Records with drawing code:
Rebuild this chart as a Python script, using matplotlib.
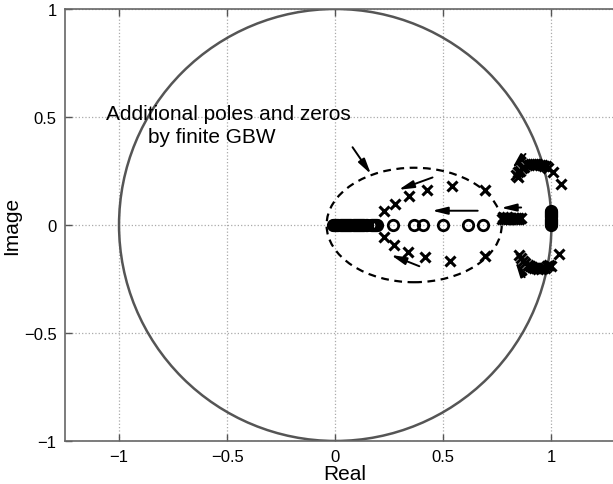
import numpy as np
import matplotlib
matplotlib.use("Agg")
import matplotlib.pyplot as plt
from matplotlib.patches import Circle, Ellipse

plt.rcParams['font.family'] = ['Liberation Sans', 'DejaVu Sans']

# poles inside the dashed ellipse (upper / lower half)
pole_in_x = [0.227, 0.276, 0.340, 0.424, 0.539, 0.694,
             0.224, 0.273, 0.335, 0.417, 0.532, 0.693]
pole_in_y = [0.066, 0.097, 0.133, 0.163, 0.179, 0.162,
             -0.057, -0.091, -0.123, -0.148, -0.165, -0.142]

# zeros on the real axis
zero_x = [0.265, 0.366, 0.404, 0.500, 0.613, 0.682]
zero_y = [0, 0, 0, 0, 0, 0]

# dense cluster of zeros near the origin
zero_cl_x = [-0.01, -0.005, 0.0, 0.005, 0.01, 0.015, 0.02, 0.025, 0.03, 0.035,
             0.04, 0.045, 0.05, 0.055, 0.06, 0.065, 0.07, 0.075, 0.08, 0.085,
             0.09, 0.095, 0.10, 0.105, 0.11, 0.115, 0.12, 0.125, 0.13, 0.135,
             0.14, 0.145, 0.165, 0.17, 0.175, 0.18, 0.185, 0.19, 0.195]
zero_cl_y = [0.0] * len(zero_cl_x)

# dense poles on real axis near 0.8
pole_ax_x = [0.772, 0.776, 0.78, 0.785, 0.79, 0.795, 0.80, 0.805, 0.81, 0.815,
             0.82, 0.825, 0.83, 0.835, 0.84, 0.845, 0.85, 0.857]
pole_ax_y = [0.030, 0.036, 0.026, 0.032, 0.030, 0.036, 0.026, 0.032, 0.030, 0.034,
             0.028, 0.032, 0.030, 0.034, 0.028, 0.032, 0.030, 0.032]

# stacked zeros at z = 1
zero_one_x = [1.0] * 14
zero_one_y = [0.0, 0.005, 0.01, 0.015, 0.02, 0.025, 0.03, 0.035, 0.04, 0.045,
              0.05, 0.055, 0.06, 0.065]

# upper arc of poles near the unit circle
arc_up_x = [0.835, 0.845, 0.845, 0.855, 0.865, 0.875, 0.885, 0.895, 0.905, 0.915,
            0.925, 0.935, 0.945, 0.955, 0.965, 0.975, 0.985, 1.006, 1.045]
arc_up_y = [0.232, 0.222, 0.246, 0.252, 0.262, 0.270, 0.276, 0.279, 0.281, 0.282,
            0.282, 0.281, 0.280, 0.278, 0.275, 0.271, 0.266, 0.244, 0.190]

# lower arc of poles near the unit circle
arc_lo_x = [0.852, 0.86, 0.87, 0.88, 0.89, 0.90, 0.91, 0.92, 0.93, 0.94,
            0.95, 0.96, 0.97, 0.98, 0.99, 0.998, 1.037]
arc_lo_y = [-0.140, -0.152, -0.165, -0.175, -0.183, -0.190, -0.195, -0.198, -0.201, -0.203,
            -0.203, -0.200, -0.197, -0.192, -0.186, -0.191, -0.134]

# arrows: (x_from, y_from, x_to, y_to)
arrows = [
    (0.08, 0.36, 0.165, 0.236),
    (0.45, 0.22, 0.293, 0.163),
    (0.659, 0.066, 0.448, 0.066),
    (0.389, -0.191, 0.258, -0.139),
    (0.86, 0.081, 0.767, 0.079),
    (0.88, 0.329, 0.818, 0.262),
    (0.876, -0.242, 0.833, -0.170),
]

ticks = [-1, -0.5, 0, 0.5, 1]
tick_labels = ['\u22121', '\u22120.5', '0', '0.5', '1']

fig = plt.figure(figsize=(6.13, 4.85), dpi=100)
ax = fig.add_axes([0.106, 0.0887, 0.9135, 0.8907])

ax.add_patch(Circle((0, 0), 1.0, fill=False, ec='#555555', lw=1.8, zorder=2))
ax.add_patch(Ellipse((0.365, 0.0), 0.81, 0.53, fill=False, ec='black', lw=1.6,
                     ls=(0, (3.5, 2.5)), zorder=3))

xkw = dict(ls='none', marker='x', ms=6.5, mew=2.2, color='black', zorder=4)
okw = dict(ls='none', marker='o', ms=7.5, mew=2.0, mfc='none', mec='black', zorder=4)

ax.plot(pole_in_x, pole_in_y, **xkw)
ax.plot(zero_x, zero_y, **okw)
ax.plot(zero_cl_x, zero_cl_y, **okw)
ax.plot(pole_ax_x, pole_ax_y, **xkw)
ax.plot(zero_one_x, zero_one_y, **okw)
ax.plot(arc_up_x, arc_up_y, **xkw)
ax.plot(arc_lo_x, arc_lo_y, **xkw)

for x0, y0, x1, y1 in arrows:
    ax.annotate('', xy=(x1, y1), xytext=(x0, y0),
                arrowprops=dict(arrowstyle='-|>,head_length=0.65,head_width=0.16',
                                color='black', lw=1.4,
                                mutation_scale=14, shrinkA=0, shrinkB=0),
                zorder=5)

ax.text(-1.06, 0.49, 'Additional poles and zeros', fontsize=15, ha='left', va='baseline')
ax.text(-0.866, 0.384, 'by finite GBW', fontsize=15, ha='left', va='baseline')

ax.set_xlim(-1.25, 1.34)
ax.set_ylim(-1, 1)
ax.set_xticks(ticks)
ax.set_xticklabels(tick_labels)
ax.set_yticks(ticks)
ax.set_yticklabels(tick_labels)
ax.tick_params(direction='in', length=5, width=1, color='#555555', labelsize=12,
               top=True, right=False, pad=6)
ax.grid(True, ls=':', color='#aaaaaa', lw=0.9)
ax.set_axisbelow(True)
for s in ax.spines.values():
    s.set_color('#666666')
    s.set_linewidth(1.2)
ax.spines['right'].set_visible(False)

ax.set_xlabel('Real', fontsize=15, labelpad=0)
ax.set_ylabel('Image', fontsize=15, labelpad=2)

fig.savefig('out.png', dpi=100)
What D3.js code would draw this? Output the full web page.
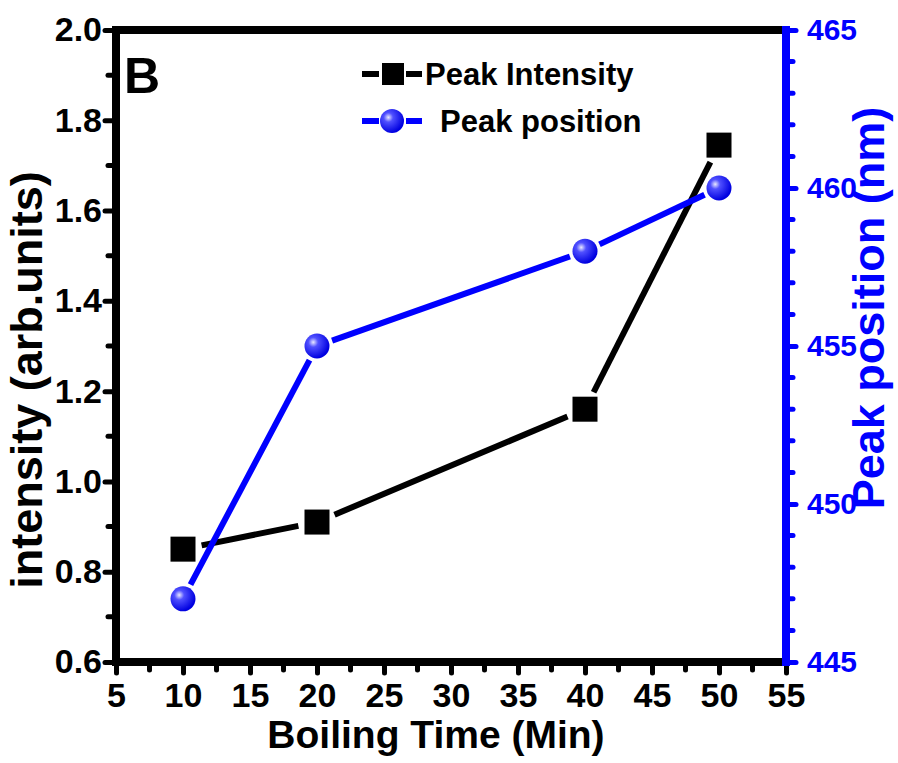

● WHAT NEEDS TO BE DONE
Look through the listing above and count the lines where the string "matplotlib" appears. Report the number only.

● FINISHED EXERCISE
5